"The leak finally stopped on March 23, 1980, 
some 10 months after it began. An estimated 
3 million to 3.5 million total barrels of oil 
were spilled into the Gulf."

"If the BP well leaks for 10 months at that 
rate, the total oil leaked will reach 
3.6 million to 5.6 million barrels."


--The BP oil spill has been called an "unprecedented disaster" by both the 
president and BP's top executive. But the Deepwater Horizon catastrophe has 
echoes of a 1979 spill, when a rig in the southern Gulf exploded after the 
blowout preventer failed.

Thirty-one years later, we haven't come that far technologically with how we 
deal with underwater oil drilling spills. 

The Mexican company running the Ixtoc I rig attempted a slew of now-familiar 
remedies --- they pumped mud into the well, capped it with a metal "sombrero," 
shot lead balls into the well and drilled relief wells -- but it took 10 months 
to stop the leak even though the drilling was taking place just 160 feet below 
the surface.

The Deepwater Horizon, which blew on April 20, was drilling 5,000 feet 
underwater.

The story of the Ixtoc disaster, one of the worst in drilling history, began on 
June 3, 1979. The Ixtoc was an exploratory well drilled in the oil-rich 
southern Gulf by Pemex, the Mexican state oil company. 

It exploded after the drilling mud, used as a counterbalance to pressure from 
natural gas, started escaping through cracks in the rock. Workers tried to plug 
the cracks, but the mud began surging back onto the rig, followed by oil and 
natural gas, which ignited. 

The crew tried to activate the blowout preventer, which, like the one on the 
Horizon, would have sheared off the drill pipes and sealed them shut. But, like 
the Horizon's, it didn't work.

Fortunately, unlike the Horizon, no lives were lost aboard the Ixtoc.

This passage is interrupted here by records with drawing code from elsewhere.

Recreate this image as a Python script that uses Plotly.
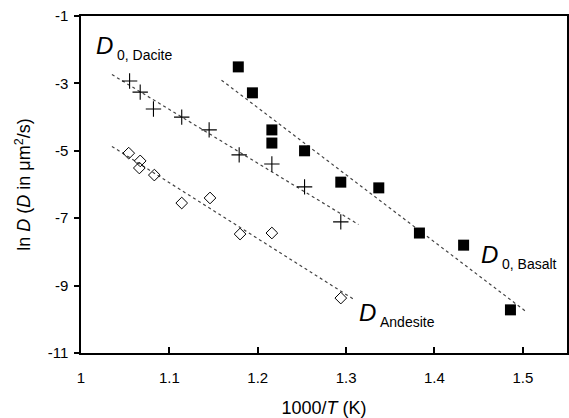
import numpy as np
import plotly.graph_objects as go

# Basalt (filled squares)
basalt_x = [1.178, 1.194, 1.216, 1.216, 1.253, 1.294, 1.337, 1.383, 1.433, 1.486]
basalt_y = [-2.51, -3.28, -4.38, -4.77, -5.00, -5.93, -6.10, -7.44, -7.80, -9.72]
# Dacite (plus)
dacite_x = [1.055, 1.067, 1.082, 1.114, 1.145, 1.179, 1.216, 1.253, 1.294]
dacite_y = [-2.93, -3.26, -3.76, -4.00, -4.38, -5.12, -5.39, -6.07, -7.11]
# Andesite (open diamonds)
andesite_x = [1.054, 1.067, 1.066, 1.083, 1.114, 1.146, 1.180, 1.216, 1.294]
andesite_y = [-5.07, -5.30, -5.51, -5.72, -6.55, -6.40, -7.47, -7.44, -9.37]

# extents of the fitted trend lines
basalt_fit_x = [1.159, 1.505]
dacite_fit_x = [1.035, 1.314]
andesite_fit_x = [1.035, 1.310]

x_ticks = [1, 1.1, 1.2, 1.3, 1.4, 1.5]
y_ticks = [-1, -3, -5, -7, -9, -11]

FONT = "Liberation Sans, Arial, sans-serif"
fig = go.Figure()

def fit_line(xs, ys, ext):
    k, b = np.polyfit(xs, ys, 1)
    ex = np.array(ext)
    return ex, k * ex + b

for xs, ys, ext in [(basalt_x, basalt_y, basalt_fit_x),
                    (dacite_x, dacite_y, dacite_fit_x),
                    (andesite_x, andesite_y, andesite_fit_x)]:
    lx, ly = fit_line(xs, ys, ext)
    fig.add_trace(go.Scatter(x=lx, y=ly, mode="lines",
                             line=dict(color="#444", width=1.2, dash="dot"),
                             showlegend=False, hoverinfo="skip"))

fig.add_trace(go.Scatter(x=basalt_x, y=basalt_y, mode="markers",
                         marker=dict(symbol="square", size=11, color="black"),
                         showlegend=False))
fig.add_trace(go.Scatter(x=dacite_x, y=dacite_y, mode="markers",
                         marker=dict(symbol="cross-thin", size=11,
                                     line=dict(color="black", width=1.1)),
                         showlegend=False))
fig.add_trace(go.Scatter(x=andesite_x, y=andesite_y, mode="markers",
                         marker=dict(symbol="diamond-open", size=9, color="black",
                                     line=dict(width=1)),
                         showlegend=False))

W, H = 569, 418
L, R, T, B = 81, 2, 16, 65
pw, ph = W - L - R, H - T - B
def px(x, y):
    return (x - L) / pw, (H - B - y) / ph

def label(xp, yp, sub, subdx):
    xa, ya = px(xp, yp)
    fig.add_annotation(x=xa, y=ya, xref="paper", yref="paper", text="<i>D</i>",
                       showarrow=False, xanchor="left", yanchor="bottom",
                       font=dict(family=FONT, size=24, color="black"))
    xs_, ys_ = px(xp + subdx, yp + 4)
    fig.add_annotation(x=xs_, y=ys_, xref="paper", yref="paper", text=sub,
                       showarrow=False, xanchor="left", yanchor="bottom",
                       font=dict(family=FONT, size=14, color="black"))

label(94, 61, "0, Dacite", 21)
label(479, 270, "0, Basalt", 21)
label(357, 328, "Andesite", 21)

fig.update_layout(
    width=W, height=H,
    margin=dict(l=L, r=R, t=T, b=B),
    plot_bgcolor="white", paper_bgcolor="white",
    font=dict(family=FONT, size=15, color="black"),
    xaxis=dict(range=[1, 1.55], tickvals=x_ticks, ticktext=[str(v) for v in x_ticks],
               ticks="inside", ticklen=6, tickwidth=1.5, tickcolor="black",
               showline=True, linewidth=1.5, linecolor="black", mirror=True,
               showgrid=False, zeroline=False, automargin=False,
               ticklabelstandoff=10,
               title=dict(text="1000/<i>T</i> (K)", standoff=26),
               tickfont=dict(size=15)),
    yaxis=dict(range=[-11, -1], tickvals=y_ticks, ticktext=[str(v) for v in y_ticks],
               ticks="outside", ticklen=5, tickwidth=1.5, tickcolor="black",
               showline=True, linewidth=1.5, linecolor="black", mirror=True,
               showgrid=False, zeroline=False, automargin=False,
               ticklabelstandoff=3,
               title=dict(text="ln <i>D</i> (<i>D</i> in μm<sup>2</sup>/s)", standoff=12),
               tickfont=dict(size=15)),
)

fig.write_html("out.html", config={"displayModeBar": False},
               post_script="document.body.style.margin='0';document.body.style.overflow='hidden';")
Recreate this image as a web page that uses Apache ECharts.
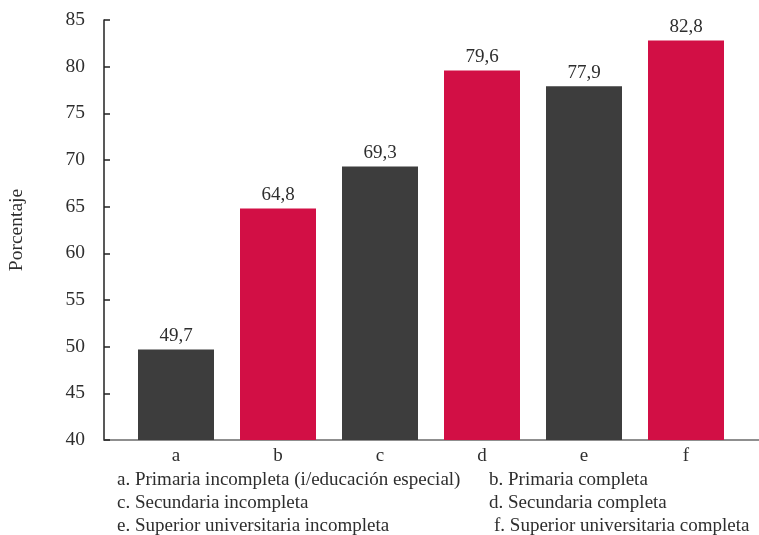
<!DOCTYPE html>
<html>
<head>
<meta charset="utf-8">
<script src="https://cdn.jsdelivr.net/npm/echarts@6/dist/echarts.min.js"></script>
<style>html,body{margin:0;padding:0;background:#fff}#c{width:759px;height:535px}</style>
</head>
<body>
<div id="c"></div>
<script>
var categories = ['a', 'b', 'c', 'd', 'e', 'f'];
var values = [49.7, 64.8, 69.3, 79.6, 77.9, 82.8];
var barColors = ['#3d3d3d', '#d20f45', '#3d3d3d', '#d20f45', '#3d3d3d', '#d20f45'];
var yTicks = { min: 40, max: 85, interval: 5 };
var yName = 'Porcentaje';
var notes = [
  'a. Primaria incompleta (i/educación especial)',
  'b. Primaria completa',
  'c. Secundaria incompleta',
  'd. Secundaria completa',
  'e. Superior universitaria incompleta',
  'f. Superior universitaria completa'
];

var FONT = '"Liberation Serif", "DejaVu Serif", serif';
var TXT = '#2e2e2e';
var noteLeft = [117, 489, 117, 489, 117, 494];
var noteTop = [471, 471, 494, 494, 517, 517];

var chart = echarts.init(document.getElementById('c'), null, { renderer: 'canvas' });
chart.setOption({
  animation: false,
  textStyle: { fontFamily: FONT },
  title: notes.map(function (t, i) {
    return { text: t, left: noteLeft[i], top: noteTop[i], padding: 0,
      textStyle: { fontFamily: FONT, fontWeight: 'normal', fontSize: 19, color: TXT } };
  }),
  grid: [
    { left: 104, right: 0, top: 20, bottom: 95, containLabel: false, outerBoundsMode: 'none' },
    { left: 125, right: 22, top: 20, bottom: 95, containLabel: false, outerBoundsMode: 'none' }
  ],
  xAxis: [
    { type: 'category', gridIndex: 0, data: [''],
      axisLine: { show: true, lineStyle: { color: '#6b6b6b', width: 1.5 } },
      axisTick: { show: false }, axisLabel: { show: false }, splitLine: { show: false } },
    { type: 'category', gridIndex: 1, data: categories,
      axisLine: { show: false }, axisTick: { show: false },
      axisLabel: { fontFamily: FONT, fontSize: 19, color: TXT, margin: 7 } }
  ],
  yAxis: [
    { type: 'value', gridIndex: 0, min: yTicks.min, max: yTicks.max, interval: yTicks.interval,
      name: yName, nameLocation: 'middle', nameGap: 77, nameRotate: 90,
      nameTextStyle: { fontFamily: FONT, fontSize: 19.5, color: TXT },
      axisLine: { show: true, lineStyle: { color: '#222', width: 1.5 } },
      axisTick: { show: true, inside: true, length: 6, lineStyle: { color: '#222', width: 1.5 } },
      axisLabel: { fontFamily: FONT, fontSize: 19.5, color: TXT, margin: 19 },
      splitLine: { show: false } },
    { type: 'value', gridIndex: 1, min: yTicks.min, max: yTicks.max, interval: yTicks.interval,
      show: false, splitLine: { show: false } }
  ],
  series: [{
    type: 'bar',
    xAxisIndex: 1, yAxisIndex: 1,
    barWidth: 76,
    data: values.map(function (v, i) { return { value: v, itemStyle: { color: barColors[i] } }; }),
    label: {
      show: true, position: 'top', distance: 4,
      fontFamily: FONT, fontSize: 19, color: TXT,
      formatter: function (p) { return p.value.toFixed(1).replace('.', ','); }
    }
  }]
});
</script>
</body>
</html>
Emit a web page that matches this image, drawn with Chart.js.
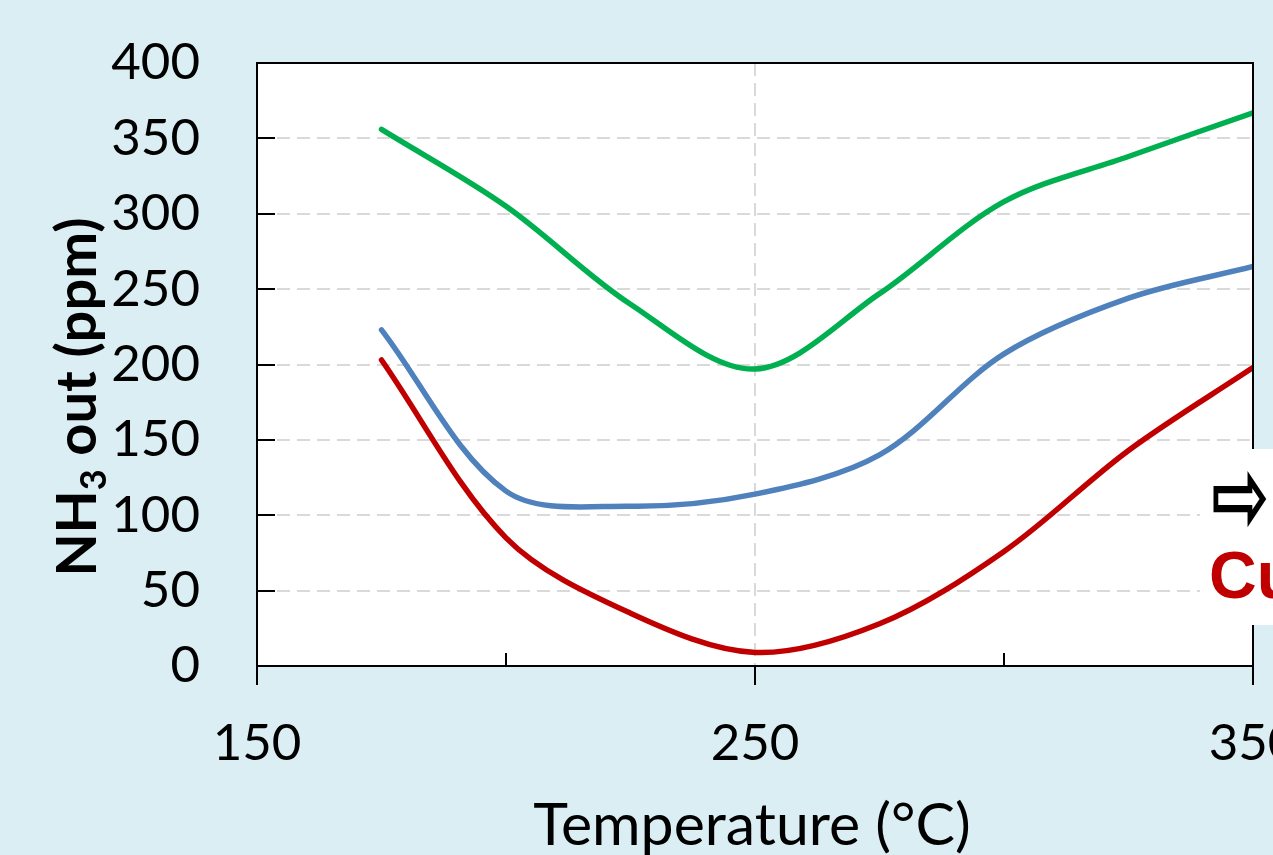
<!DOCTYPE html>
<html>
<head>
<meta charset="utf-8">
<script src="https://cdn.jsdelivr.net/npm/chart.js@4/dist/chart.umd.min.js"></script>
<style>
  html, body { margin: 0; padding: 0; overflow: hidden; background: #daeef3; }
  #wrap { position: relative; width: 1273px; height: 855px; overflow: hidden; }
  #chart { position: absolute; left: 0; top: 0; }
  #legendBox { position: absolute; left: 1200px; top: 449px; width: 220px; height: 176px; background: #fff; }
  #legendBox .arrow { position: absolute; left: 11px; top: 12px; font: bold 70px "DejaVu Sans"; color: #000; line-height: 1; transform: scaleY(1.5); transform-origin: 0 50%; }
  #legendBox .cu { position: absolute; left: 9px; top: 93px; font: bold 66px "Liberation Sans"; color: #c00000; line-height: 1; white-space: nowrap; }
</style>
</head>
<body>
<div id="wrap">
  <canvas id="chart" width="1420" height="855"></canvas>
  <div id="legendBox"><span class="arrow">⇨</span><span class="cu">Cu</span></div>
</div>
<script>
// temperatures (°C) and NH3 outlet (ppm)
const temps = [175, 200, 225, 250, 275, 300, 325, 350];
const greenVals = [356, 305, 240, 197, 247, 308, 338, 367];
const blueVals  = [223, 116, 106, 114, 140, 207, 244, 265];
const redVals   = [203, 85, 35, 9, 28, 76, 143, 198];
const xMajor = [150, 250, 350];
const xMinor = [200, 300];

const pts = vals => temps.map((t, i) => ({ x: t, y: vals[i] }));

// white plot area + dashed grid behind the curves
const gridPlugin = {
  id: 'dashGrid',
  beforeDatasetsDraw(chart) {
    const { ctx, chartArea: a, scales: { x, y } } = chart;
    ctx.save();
    ctx.fillStyle = '#fff';
    ctx.fillRect(a.left, a.top, a.right - a.left, a.bottom - a.top);
    ctx.strokeStyle = '#d9d9d9';
    ctx.lineWidth = 2;
    ctx.setLineDash([13, 7]);
    ctx.beginPath();
    y.ticks.forEach(t => {
      const py = Math.round(y.getPixelForValue(t.value));
      ctx.moveTo(a.left, py); ctx.lineTo(a.right, py);
    });
    x.ticks.forEach(t => {
      const px = Math.round(x.getPixelForValue(t.value));
      ctx.moveTo(px, a.top); ctx.lineTo(px, a.bottom);
    });
    ctx.stroke();
    ctx.restore();
  }
};

// frame, inward/outward ticks and axis titles
const framePlugin = {
  id: 'frame',
  afterDraw(chart) {
    const { ctx, chartArea: a, scales: { x, y } } = chart;
    ctx.save();
    ctx.strokeStyle = '#000';
    ctx.lineWidth = 2;
    ctx.strokeRect(a.left, a.top, a.right - a.left, a.bottom - a.top);
    ctx.beginPath();
    y.ticks.forEach(t => {
      const py = Math.round(y.getPixelForValue(t.value));
      ctx.moveTo(a.left, py); ctx.lineTo(a.left + 18, py);
    });
    xMajor.forEach(v => {
      const px = Math.round(x.getPixelForValue(v));
      ctx.moveTo(px, a.bottom); ctx.lineTo(px, a.bottom + 19);
    });
    xMinor.forEach(v => {
      const px = Math.round(x.getPixelForValue(v));
      ctx.moveTo(px, a.bottom); ctx.lineTo(px, a.bottom - 13);
    });
    ctx.stroke();

    ctx.fillStyle = '#000';
    ctx.font = '59px Lato';
    ctx.textAlign = 'center';
    ctx.textBaseline = 'alphabetic';
    ctx.fillText('Temperature (°C)', 752, 845);

    // y title with subscript 3
    ctx.translate(96, 397);
    ctx.rotate(-Math.PI / 2);
    const big = 'bold 56px Lato', small = 'bold 36px Lato';
    ctx.font = big; const w1 = ctx.measureText('NH').width;
    ctx.font = small; const w2 = ctx.measureText('3').width;
    ctx.font = big; const w3 = ctx.measureText(' out (ppm)').width;
    let sx = -(w1 + w2 + w3) / 2;
    ctx.textAlign = 'left';
    ctx.font = big; ctx.fillText('NH', sx, 0); sx += w1;
    ctx.font = small; ctx.fillText('3', sx, 10); sx += w2;
    ctx.font = big; ctx.fillText(' out (ppm)', sx, 0);
    ctx.restore();
  }
};

new Chart(document.getElementById('chart'), {
  type: 'line',
  data: {
    datasets: [
      { data: pts(greenVals), borderColor: '#00b050' },
      { data: pts(blueVals), borderColor: '#4f81bd' },
      { data: pts(redVals), borderColor: '#c00000' }
    ]
  },
  options: {
    responsive: false,
    animation: false,
    devicePixelRatio: 1,
    layout: { padding: { top: 63, right: 1420 - 1253, left: 0, bottom: 0 } },
    elements: {
      line: { borderWidth: 5.5, tension: 0.33, fill: false, borderCapStyle: 'round' },
      point: { radius: 0 }
    },
    plugins: { legend: { display: false }, tooltip: { enabled: false } },
    scales: {
      x: {
        type: 'linear', min: 150, max: 350,
        ticks: { stepSize: 100, color: '#000', font: { family: 'Lato', size: 51 }, padding: 47, maxRotation: 0 },
        grid: { display: false, drawTicks: false },
        border: { display: false },
        afterFit(s) { s.height = 855 - 666; s.paddingLeft = 0; s.paddingRight = 0; }
      },
      y: {
        min: 0, max: 400,
        ticks: { stepSize: 50, color: '#000', font: { family: 'Lato', size: 51 }, padding: 57 },
        grid: { display: false, drawTicks: false },
        border: { display: false },
        afterFit(s) { s.width = 257; s.paddingTop = 0; s.paddingBottom = 0; }
      }
    }
  },
  plugins: [gridPlugin, framePlugin]
});
</script>
</body>
</html>
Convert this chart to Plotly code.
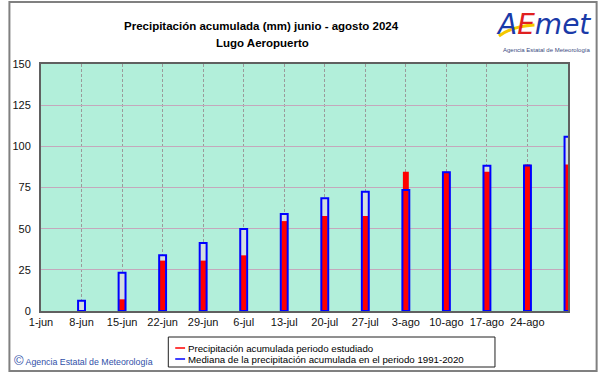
import plotly.graph_objects as go

# ---- data ----
week_labels = ["1-jun", "8-jun", "15-jun", "22-jun", "29-jun", "6-jul", "13-jul",
               "20-jul", "27-jul", "3-ago", "10-ago", "17-ago", "24-ago", ""]
bar_weeks = [1, 2, 3, 4, 5, 6, 7, 8, 9, 10, 11, 12, 13]
precip_2024 = [0.0, 7.1, 30.6, 30.6, 33.8, 54.6, 57.7, 57.7, 84.6, 84.6, 84.6, 89.0, 89.0]
median_1991_2020 = [6.3, 23.3, 33.8, 41.3, 49.8, 58.9, 68.4, 72.4, 73.5, 84.3, 88.2, 88.4, 105.8]
y_ticks = [0, 25, 50, 75, 100, 125, 150]

W, H = 601, 374
L, R, T, B = 34, 568, 64, 311


def px(x):
    return (x - L) / (R - L)


def py(y):
    return (B - y) / (B - T)


week_px = (R - L) / 13.0
blue_w = 7 / week_px
red_w = 6 / week_px

fig = go.Figure()
fig.add_trace(go.Bar(x=bar_weeks, y=median_1991_2020, width=blue_w,
                     marker=dict(color="#d4dede", line=dict(width=0)),
                     showlegend=False, cliponaxis=False, hoverinfo="skip"))
fig.add_trace(go.Bar(x=bar_weeks, y=precip_2024, width=red_w,
                     name="Precipitación acumulada periodo estudiado",
                     marker=dict(color="#ff0000", line=dict(width=0)),
                     showlegend=False, cliponaxis=False))
fig.add_trace(go.Bar(x=bar_weeks, y=median_1991_2020, width=blue_w,
                     name="Mediana de la precipitación acumulada en el periodo 1991-2020",
                     marker=dict(color="rgba(0,0,0,0)", line=dict(width=2, color="#0000ff")),
                     showlegend=False, cliponaxis=False))

font = "Liberation Sans, Arial, sans-serif"

fig.update_layout(
    width=W, height=H,
    margin=dict(l=L, r=W - R, t=T, b=H - B, pad=0),
    paper_bgcolor="white",
    plot_bgcolor="#b2efda",
    barmode="overlay",
    showlegend=False,
    font=dict(family=font, size=11, color="black"),
    xaxis=dict(range=[0, 13], tickvals=list(range(14)), ticktext=week_labels,
               showgrid=True, gridcolor="#9a9a9a", griddash="3px,2px", gridwidth=1,
               showline=True, linecolor="#606060", linewidth=2, mirror=True,
               ticks="", zeroline=False, tickfont=dict(size=11, color="#111111")),
    yaxis=dict(range=[0, 150], tickvals=y_ticks,
               showgrid=True, gridcolor="#c4a8bc", gridwidth=1,
               showline=True, linecolor="#606060", linewidth=2, mirror=True,
               ticks="", zeroline=False, ticklabelstandoff=6,
               tickfont=dict(size=11, color="#111111")),
)

ann = []
# title
ann.append(dict(x=px(257), y=py(26), xref="paper", yref="paper",
                text="<b>Precipitación acumulada (mm) junio - agosto 2024</b>",
                showarrow=False, font=dict(size=11.5, family=font, color="black"),
                xanchor="center", yanchor="middle"))
ann.append(dict(x=px(258), y=py(43), xref="paper", yref="paper",
                text="<b>Lugo Aeropuerto</b>",
                showarrow=False, font=dict(size=11.5, family=font, color="black"),
                xanchor="center", yanchor="middle"))
# logo
ann.append(dict(x=px(543), y=py(24), xref="paper", yref="paper",
                text="<i><span style='color:#1a3aa8'>A</span><span style='color:#e02020'>E</span>"
                     "<span style='color:#1a3aa8'>met</span></i>",
                showarrow=False, font=dict(size=28, family="DejaVu Sans, sans-serif"),
                xanchor="center", yanchor="middle"))
ann.append(dict(x=px(546), y=py(50), xref="paper", yref="paper",
                text="Agencia Estatal de Meteorología",
                showarrow=False, font=dict(size=6, family=font, color="#3a4a80"),
                xanchor="center", yanchor="middle"))
# legend texts
ann.append(dict(x=px(181), y=py(348), xref="paper", yref="paper",
                text="Precipitación acumulada periodo estudiado",
                showarrow=False, font=dict(size=9.7, family=font, color="black"),
                xanchor="left", yanchor="middle"))
ann.append(dict(x=px(181), y=py(359), xref="paper", yref="paper",
                text="Mediana de la precipitación acumulada en el periodo 1991-2020",
                showarrow=False, font=dict(size=9.7, family=font, color="black"),
                xanchor="left", yanchor="middle"))
# footer
ann.append(dict(x=px(5), y=py(360), xref="paper", yref="paper",
                text="<span style='font-size:13px'>©</span> Agencia Estatal de Meteorología",
                showarrow=False, font=dict(size=8.8, family=font, color="#3050a8"),
                xanchor="left", yanchor="middle"))
fig.update_layout(annotations=ann)

shapes = [
    # outer frame
    dict(type="rect", xref="paper", yref="paper", x0=px(2), x1=px(597), y0=py(2), y1=py(371),
         line=dict(color="#808080", width=2), fillcolor="rgba(0,0,0,0)", layer="below"),
    # legend box
    dict(type="rect", xref="paper", yref="paper", x0=px(163), x1=px(494), y0=py(337), y1=py(367),
         line=dict(color="#202020", width=1), fillcolor="white"),
    dict(type="line", xref="paper", yref="paper", x0=px(170), x1=px(180), y0=py(348), y1=py(348),
         line=dict(color="#ff0000", width=1.5)),
    dict(type="line", xref="paper", yref="paper", x0=px(170), x1=px(180), y0=py(359), y1=py(359),
         line=dict(color="#0000ff", width=1.5)),
    # logo swoosh
    dict(type="path", xref="paper", yref="paper",
         path=f"M {px(498)},{py(36)} Q {px(512)},{py(26)} {px(534)},{py(25)}",
         line=dict(color="#f5c800", width=3), layer="above"),
]
fig.update_layout(shapes=shapes)

fig.write_html("out.html", config={"displayModeBar": False},
               post_script="document.body.style.margin='0';document.body.style.overflow='hidden';")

Pemex estimated that 475,000 metric tons of oil -- some 3.5 million barrels -- 
poured into the Gulf before the leak was finally plugged on March 23, 1980. 

The broken well initially spewed some 30,000 barrels a day and, according to 
Pemex, the rate dwindled to less than 2,000 barrels as the months went on. But 
U.S. scientists estimated that the rate was closer to a steady 50,000 barrels a 
day.

For comparison, the BP well is leaking at an estimated 12,000 to 19,000 barrels 
a day. If the BP well leaks for 10 months at that rate, the total oil leaked 
will reach 3.6 million to 5.6 million barrels.

Pemex's attempts to stop the leak will sound familiar to those following the BP 
response.

The company sent divers down to try to shut off the well, and BP sent 
submersible robots, both to no avail. Pemex, like BP, also sprayed the slick 
with dispersants, burned off some of the oil and gas and collected contaminated 
water with tankers.

Pemex pumped mud into the well in July 1979, a measure they claimed cut the 
leak to 20,000 barrels a day. BP tried the same last week in an operation 
called "top kill." It failed.

Like BP's junk shot, in which the company tried to block the leaking pipe with 
debris, Pemex shot lead balls into their open pipe. They had more success than 
BP, claiming the measure cut the leak down to 10,000 barrels a day.

Pemex also used containment domes, but instead of BP's "top hat," Pemex dubbed 
their dome "Operation Sombrero." After a month of false starts and bad weather, 
Pemex successfully lowered the sombrero. They said the dome caught 6,500 
barrels a day.

Throughout the months of attempts, Pemex was also drilling two relief wells. 
The first was completed in the late fall, and workers began pumping salt water 
and other liquids into it in order to relieve pressure.

It took until March of 1980 for the pressure had subsided enough to allow Pemex 
to pump cement into the well, creating a 1,650-foot-long plug. The leak finally 
stopped on March 23, 1980, some 10 months after it began. An estimated 3 
million to 3.5 million total barrels of oil were spilled into the Gulf.

-The next step for BP is lowering another containment dome. But government 
officials say the leak will likely continue until at least August, when BP 
expects to finish two relief wells. Drilling could be complicated, however, by 
what's expected to be an active hurricane season.

The Ixtoc disaster affected 162 miles of Texas coastline and 1,421 birds were 
found with oiled feathers and feet, according to the NOAA. The U.S. commercial 
fishing industry was negligibly affected by the earlier spill, according to a 
report by the Bureau of Land Management. 

Conversely, some 25 percent of the Gulf has been closed to fishermen due to the 
BP spill.

The Ixtoc spill did cause Texas tourism to take a hit, however. The BLM 
estimated a seven to 10 percent decrease, while local officials claimed a 60 
percent hit. U.S. businesses sued Mexico for more than $300 million in damages, 
but Mexico claimed sovereign immunity and refused to pay.

The effects to Texas were mitigated, however, because officials had two months 
to prepare boom and barrier islands before the oil hit.